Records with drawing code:
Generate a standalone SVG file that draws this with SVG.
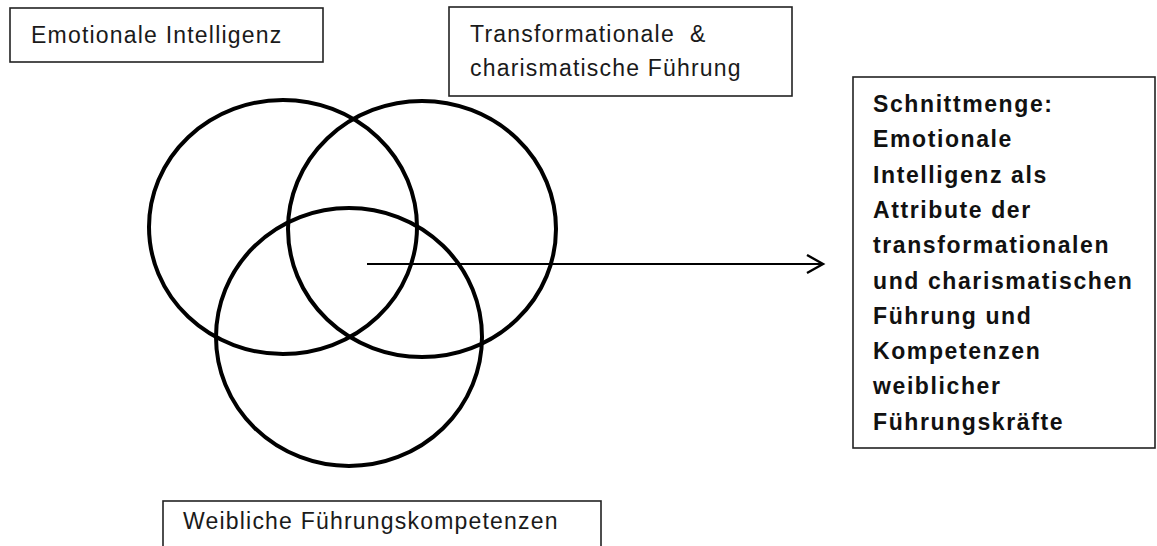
<svg xmlns="http://www.w3.org/2000/svg" width="1157" height="546" viewBox="0 0 1157 546">
<style>
.box{fill:#fff;stroke:#222;stroke-width:1.6}
.t{font-family:"Liberation Sans",Arial,sans-serif;font-size:23px;fill:#1a1a1a;letter-spacing:1.2px}
.b{font-family:"Liberation Sans",Arial,sans-serif;font-size:23px;font-weight:bold;fill:#111;letter-spacing:1.6px}
.c{fill:none;stroke:#000;stroke-width:4}
.conn{stroke:#000;stroke-width:2.2;fill:none}
</style>
<defs>
<marker id="arr" markerUnits="userSpaceOnUse" markerWidth="20" markerHeight="22" refX="17" refY="10" orient="auto">
<path d="M1,1 L17,10 L1,19" fill="none" stroke="#000" stroke-width="2.4"/>
</marker>
</defs>
<rect width="1157" height="546" fill="#fff"/>
<g id="circles">
<ellipse id="circle-ei" class="c" cx="283" cy="227" rx="134" ry="127"/>
<ellipse id="circle-tf" class="c" cx="422" cy="229" rx="134" ry="128"/>
<ellipse id="circle-wf" class="c" cx="349" cy="337" rx="133" ry="129"/>
</g>
<g id="connectors">
<line class="conn" x1="367" y1="264" x2="823" y2="264" marker-end="url(#arr)"/>
</g>
<g id="node-ei">
<rect class="box" x="10" y="8" width="313" height="54"/>
<text class="t" x="31" y="43">Emotionale Intelligenz</text>
</g>
<g id="node-tf">
<rect class="box" x="449" y="7" width="343" height="89"/>
<text class="t" x="470" y="42" xml:space="preserve">Transformationale  &amp;</text>
<text class="t" x="470" y="76">charismatische Führung</text>
</g>
<g id="node-wf">
<rect class="box" x="163" y="501" width="438" height="60"/>
<text class="t" x="183" y="529">Weibliche Führungskompetenzen</text>
</g>
<g id="node-schnitt">
<rect class="box" x="853" y="77" width="302" height="371"/>
<text class="b" x="873" y="112">Schnittmenge:</text>
<text class="b" x="873" y="147.3">Emotionale</text>
<text class="b" x="873" y="182.6">Intelligenz als</text>
<text class="b" x="873" y="217.9">Attribute der</text>
<text class="b" x="873" y="253.2">transformationalen</text>
<text class="b" x="873" y="288.5">und charismatischen</text>
<text class="b" x="873" y="323.8">Führung und</text>
<text class="b" x="873" y="359.1">Kompetenzen</text>
<text class="b" x="873" y="394.4">weiblicher</text>
<text class="b" x="873" y="429.7">Führungskräfte</text>
</g>
</svg>
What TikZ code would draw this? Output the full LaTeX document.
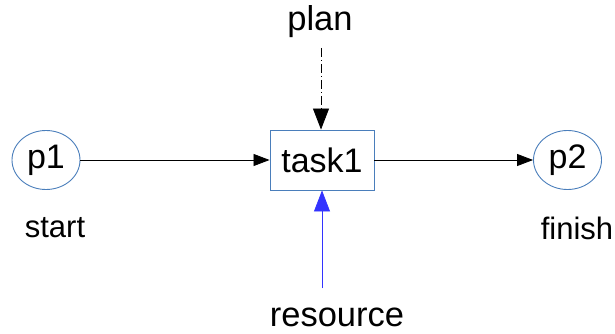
\documentclass[tikz,border=0pt]{standalone}
\usepackage{fontspec}
\setmainfont{Liberation Sans}
\usetikzlibrary{arrows.meta,shapes.geometric}
\begin{document}
\begin{tikzpicture}[x=1pt,y=-1pt,
  place/.style={draw=placeblue,line width=0.9pt,ellipse,minimum width=68pt,minimum height=59pt,inner sep=0pt,font=\fontsize{34}{38}\selectfont},
  trans/.style={draw=placeblue,line width=0.9pt,rectangle,minimum width=104pt,minimum height=60pt,inner sep=0pt,font=\fontsize{34}{38}\selectfont},
  lbl/.style={inner sep=0pt,font=\fontsize{34.5}{38}\selectfont},
  sublbl/.style={inner sep=0pt,font=\fontsize{31}{36}\selectfont},
  arc/.style={line width=0.8pt,-{Triangle[length=16pt,width=12pt]}},
  bigarc/.style={line width=0.8pt,-{Triangle[length=21pt,width=16pt]}}]
\definecolor{placeblue}{HTML}{4A7EBB}
\definecolor{resblue}{HTML}{3333FF}
\useasboundingbox (0,0) rectangle (615,334);
\node[place] (p1) at (46,160) {p1};
\node[trans] (t1) at (322,160) {task1};
\node[place] (p2) at (567.5,160) {p2};
\node[sublbl] (start) at (55,228) {start};
\node[sublbl] (finish) at (577,228) {finish};
\node[lbl] (plan) at (320,22) {plan};
\node[lbl] (res) at (337,317) {resource};
\coordinate (planend) at (321,48);
\coordinate (resend) at (322,288);
\draw[arc] (p1) -- (t1);
\draw[arc] (t1) -- (p2);
\draw[bigarc,dash pattern=on 9pt off 3pt on 1pt off 3pt] (planend) -- (t1.north -| planend);
\draw[bigarc,draw=resblue,fill=resblue,line width=0.7pt] (resend) -- (t1.south -| resend);
\end{tikzpicture}
\end{document}
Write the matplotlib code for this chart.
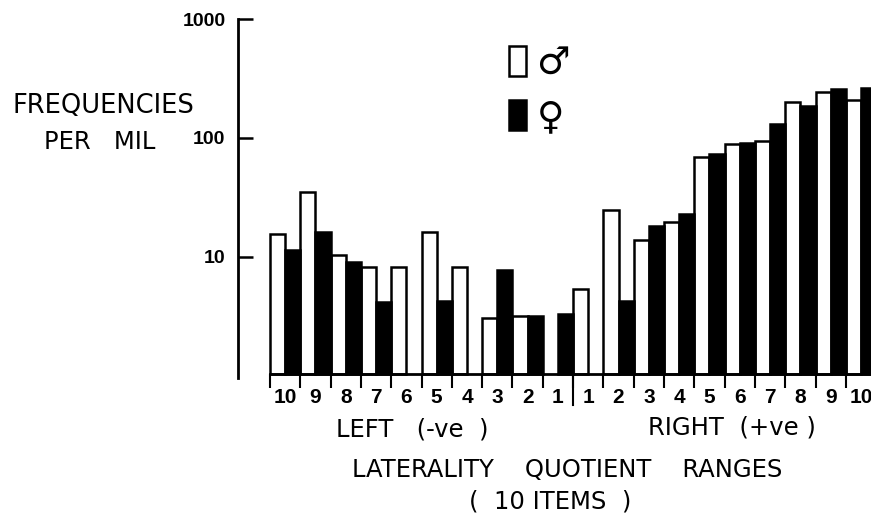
#!/usr/bin/env python3
"""Laterality quotient frequencies per mil, males and females."""

import matplotlib

matplotlib.use("Agg")

import matplotlib.pyplot as plt
import numpy as np

W, H = 871, 516

RANGE_LABELS = ["10", "9", "8", "7", "6", "5", "4", "3", "2", "1",
                "1", "2", "3", "4", "5", "6", "7", "8", "9", "10"]
MALE = [15.6, 35.2, 10.4, 8.2, 8.2, 16.2, 8.2, 3.1, 3.2, np.nan,
        5.4, 24.8, 13.9, 19.7, 69, 89, 94, 201, 244, 208]
FEMALE = [11.5, 16.2, 9.1, 4.2, np.nan, 4.3, np.nan, 7.8, 3.2, 3.3,
          np.nan, 4.3, 18.2, 23, 73, 91, 131, 186, 258, 263]
Y_TICKS = [10, 100, 1000]

BASE = 1.04  # x axis sits a little above the foot of the y axis
NARROW = ["Liberation Sans Narrow", "Liberation Sans"]


def px_text(fig, x, y, s, size=17.5):
    # x, y in reference pixels, y from the top
    fig.text(x / W, 1 - y / H, s, ha="center", va="center", color="black", fontsize=size)


fig = plt.figure(figsize=(W / 100, H / 100), dpi=100)
ax = fig.add_axes([238 / W, 1 - 378 / H, (W - 238) / W, (378 - 19) / H])
ax.set_yscale("log")
ax.set_ylim(0.962, 1000)
ax.set_xlim(-1.056, 19.83)

x = np.arange(len(RANGE_LABELS))
male = np.array(MALE)
female = np.array(FEMALE)
ax.bar(x + 0.25, male - BASE, 0.5, bottom=BASE, color="white", edgecolor="black",
       linewidth=1.8, label="\u2642")
ax.bar(x + 0.75, female - BASE, 0.5, bottom=BASE, color="black", edgecolor="black",
       linewidth=1.8, label="\u2640")

for side in ("top", "right"):
    ax.spines[side].set_visible(False)
ax.spines["left"].set_linewidth(2)
ax.spines["bottom"].set_position(("data", BASE))
ax.spines["bottom"].set_bounds(0, 19.83)
ax.spines["bottom"].set_linewidth(2)

ax.set_yticks(Y_TICKS)
ax.set_yticklabels([str(v) for v in Y_TICKS], family=NARROW, fontweight="bold", fontsize=14)
ax.minorticks_off()
ax.tick_params(axis="y", which="major", direction="in", length=11, width=1.8, pad=9)

ax.set_xticks(np.arange(0, 20))
ax.set_xticklabels([])
ax.set_xticks(x + 0.5, minor=True)
ax.set_xticklabels(RANGE_LABELS, minor=True, family=NARROW, fontweight="bold", fontsize=15)
ax.tick_params(axis="x", which="major", direction="out", length=10, width=1.5)
ax.tick_params(axis="x", which="minor", length=0, pad=10)
# longer mark between left and right halves
ax.plot([10, 10], [BASE, 0.57], color="black", lw=1.5, clip_on=False)

ax.legend(loc="upper left", bbox_to_anchor=(509 / W, 1 - 46 / H), bbox_transform=fig.transFigure,
          frameon=False, fontsize=27, handlelength=0.45, handleheight=0.85,
          handletextpad=0.28, labelspacing=0.48, borderpad=0, borderaxespad=0)

px_text(fig, 103, 106, "FREQUENCIES", size=18.5)
px_text(fig, 100, 142, "PER   MIL")
px_text(fig, 412, 429, "LEFT   (-ve  )")
px_text(fig, 732, 427, "RIGHT  (+ve )")
px_text(fig, 567, 470, "LATERALITY    QUOTIENT    RANGES")
px_text(fig, 550, 502, "(  10 ITEMS  )")

fig.savefig("out.png", dpi=100)
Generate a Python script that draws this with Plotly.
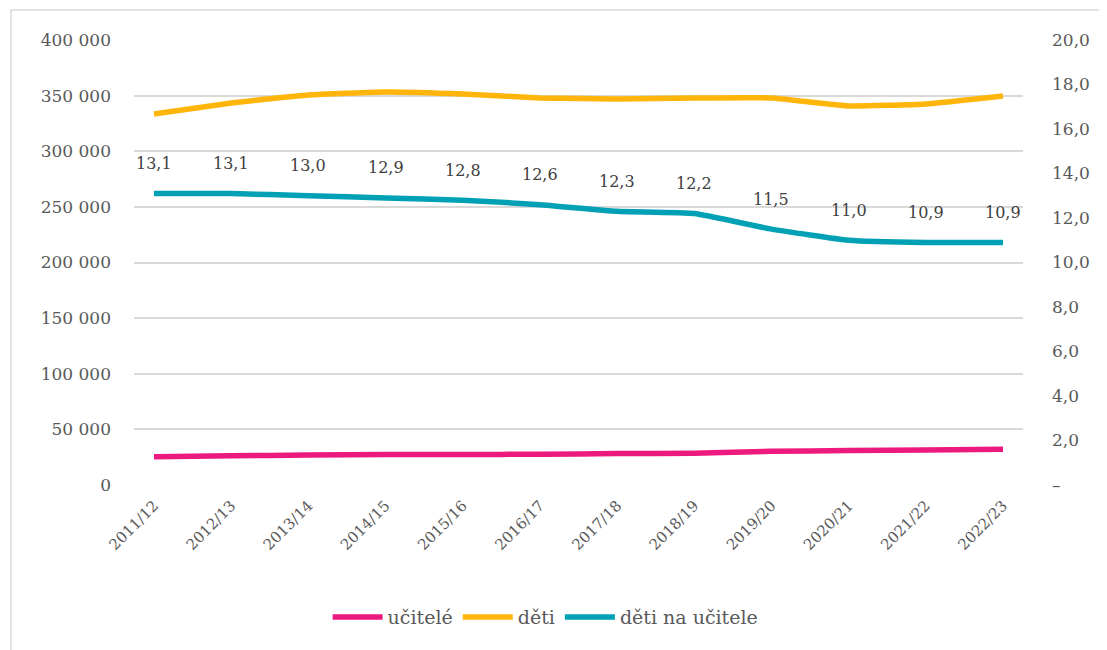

## [Problem to solve]
Collect each line of the entries that has the word "standalone", copying it in full.

## [Expected answer]
Generate a standalone SVG file that draws this with SVG.
\documentclass[tikz,border=0pt]{standalone}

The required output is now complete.